**THE REQUEST:**
Retype exactly the lines from the first one through the line with "LineChart, XAxis, YAxis", including both ends; skip any pictures.

**DATA SHOWN:**
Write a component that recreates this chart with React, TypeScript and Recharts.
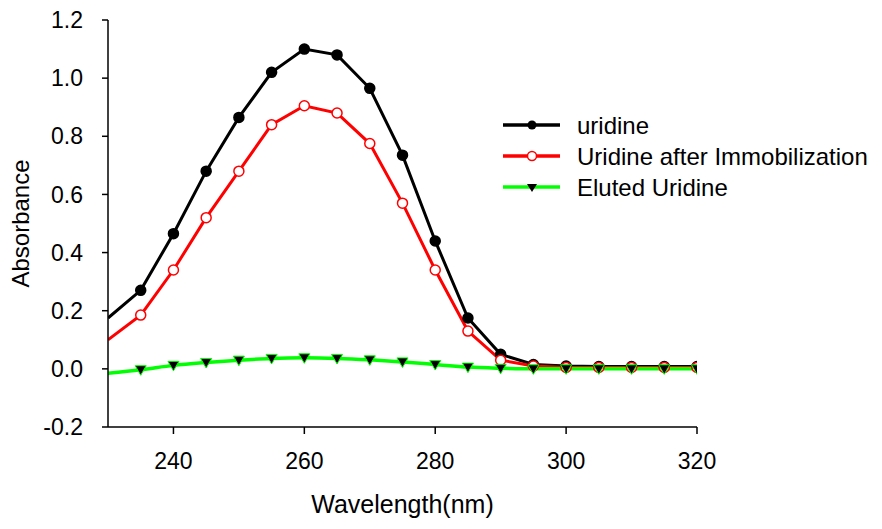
import { Line, LineChart, XAxis, YAxis } from "recharts";

const wavelengths = [230, 235, 240, 245, 250, 255, 260, 265, 270, 275, 280, 285, 290, 295, 300, 305, 310, 315, 320];
const uridine = [0.175, 0.27, 0.465, 0.68, 0.865, 1.02, 1.1, 1.08, 0.965, 0.735, 0.44, 0.175, 0.05, 0.015, 0.01, 0.008, 0.008, 0.008, 0.008];
const immobilized = [0.1, 0.185, 0.34, 0.52, 0.68, 0.84, 0.905, 0.88, 0.775, 0.57, 0.34, 0.13, 0.03, 0.01, 0.005, 0.005, 0.005, 0.005, 0.005];
const eluted = [-0.015, -0.003, 0.012, 0.022, 0.03, 0.036, 0.038, 0.036, 0.031, 0.024, 0.015, 0.006, 0.002, 0.0, 0.0, 0.0, 0.0, 0.0, 0.0];
const xTicks = [240, 260, 280, 300, 320];
const yTicks = [-0.2, 0, 0.2, 0.4, 0.6, 0.8, 1.0, 1.2];

const data = wavelengths.map((wl, i) => ({
  wl,
  uridine: uridine[i],
  immobilized: immobilized[i],
  eluted: eluted[i],
}));

const FONT = "'Liberation Sans', Arial, sans-serif";

// the first point (230) sits on the axis and has no marker in the original
const circleDot = (fill: string, stroke: string) => (props: any) => {
  const { cx, cy, payload, index } = props;
  if (payload.wl === 230) return <g key={`c${index}`} />;
  return <circle key={`c${index}`} cx={cx} cy={cy} r={5} fill={fill} stroke={stroke} strokeWidth={1.5} />;
};

const triangleDot = (props: any) => {
  const { cx, cy, payload, index } = props;
  if (payload.wl === 230) return <g key={`t${index}`} />;
  return (
    <path
      key={`t${index}`}
      d={`M${cx - 5.5},${cy - 4} L${cx + 5.5},${cy - 4} L${cx},${cy + 5.5} Z`}
      fill="#000"
      stroke="#00ff00"
      strokeWidth={1}
    />
  );
};

const legendItems = [
  { label: "uridine", color: "#000", marker: "dot" },
  { label: "Uridine after Immobilization", color: "#ff0000", marker: "open" },
  { label: "Eluted Uridine", color: "#00ff00", marker: "tri" },
];

const ChartLegend = () => (
  <svg width={382} height={100} style={{ position: "absolute", left: 500, top: 105 }}>
    {legendItems.map((it, i) => {
      const y = 20 + i * 31;
      return (
        <g key={it.label}>
          <line x1={3} x2={60} y1={y} y2={y} stroke={it.color} strokeWidth={3.5} />
          {it.marker === "dot" && <circle cx={32} cy={y} r={4.5} fill="#000" />}
          {it.marker === "open" && <circle cx={32} cy={y} r={4.5} fill="#fff" stroke="#ff0000" strokeWidth={1.5} />}
          {it.marker === "tri" && <path d={`M27,${y - 3} L37,${y - 3} L32,${y + 5} Z`} fill="#000" />}
          <text x={77} y={y + 8.5} fontSize={24} fontFamily={FONT} fill="#000">
            {it.label}
          </text>
        </g>
      );
    })}
  </svg>
);

export default function App() {
  return (
    <div style={{ position: "absolute", left: 0, top: 0, width: 882, height: 529, background: "#fff" }}>
      <LineChart
        width={882}
        height={529}
        data={data}
        margin={{ top: 20, right: 185, left: 0, bottom: 0 }}
      >
        <XAxis
          dataKey="wl"
          type="number"
          domain={[230, 320]}
          ticks={xTicks}
          allowDataOverflow
          height={102}
          stroke="#000"
          strokeWidth={1.5}
          tickSize={7}
          tickMargin={19}
          tick={{ fill: "#000", fontSize: 23, fontFamily: FONT }}
          label={{
            value: "Wavelength(nm)",
            position: "insideBottom",
            offset: 16,
            fill: "#000",
            fontSize: 25,
            fontFamily: FONT,
          }}
        />
        <YAxis
          type="number"
          domain={[-0.2, 1.2]}
          ticks={yTicks}
          allowDataOverflow
          width={108}
          stroke="#000"
          strokeWidth={1.5}
          tickSize={6}
          tickMargin={19}
          tickFormatter={(v: number) => v.toFixed(1)}
          tick={{ fill: "#000", fontSize: 23, fontFamily: FONT }}
          label={{
            value: "Absorbance",
            angle: -90,
            position: "insideLeft",
            offset: 20,
            style: { textAnchor: "middle" },
            fill: "#000",
            fontSize: 24,
            fontFamily: FONT,
          }}
        />
        <Line
          type="linear"
          dataKey="uridine"
          name="uridine"
          stroke="#000"
          strokeWidth={3}
          dot={circleDot("#000", "#000")}
          isAnimationActive={false}
        />
        <Line
          type="linear"
          dataKey="immobilized"
          name="Uridine after Immobilization"
          stroke="#ff0000"
          strokeWidth={3}
          dot={circleDot("#fff", "#ff0000")}
          isAnimationActive={false}
        />
        <Line
          type="monotone"
          dataKey="eluted"
          name="Eluted Uridine"
          stroke="#00ff00"
          strokeWidth={3.5}
          dot={triangleDot}
          isAnimationActive={false}
        />
      </LineChart>
      <ChartLegend />
    </div>
  );
}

**OUTPUT BELOW:**
Write a component that recreates this chart with React, TypeScript and Recharts.
import { Line, LineChart, XAxis, YAxis } from "recharts";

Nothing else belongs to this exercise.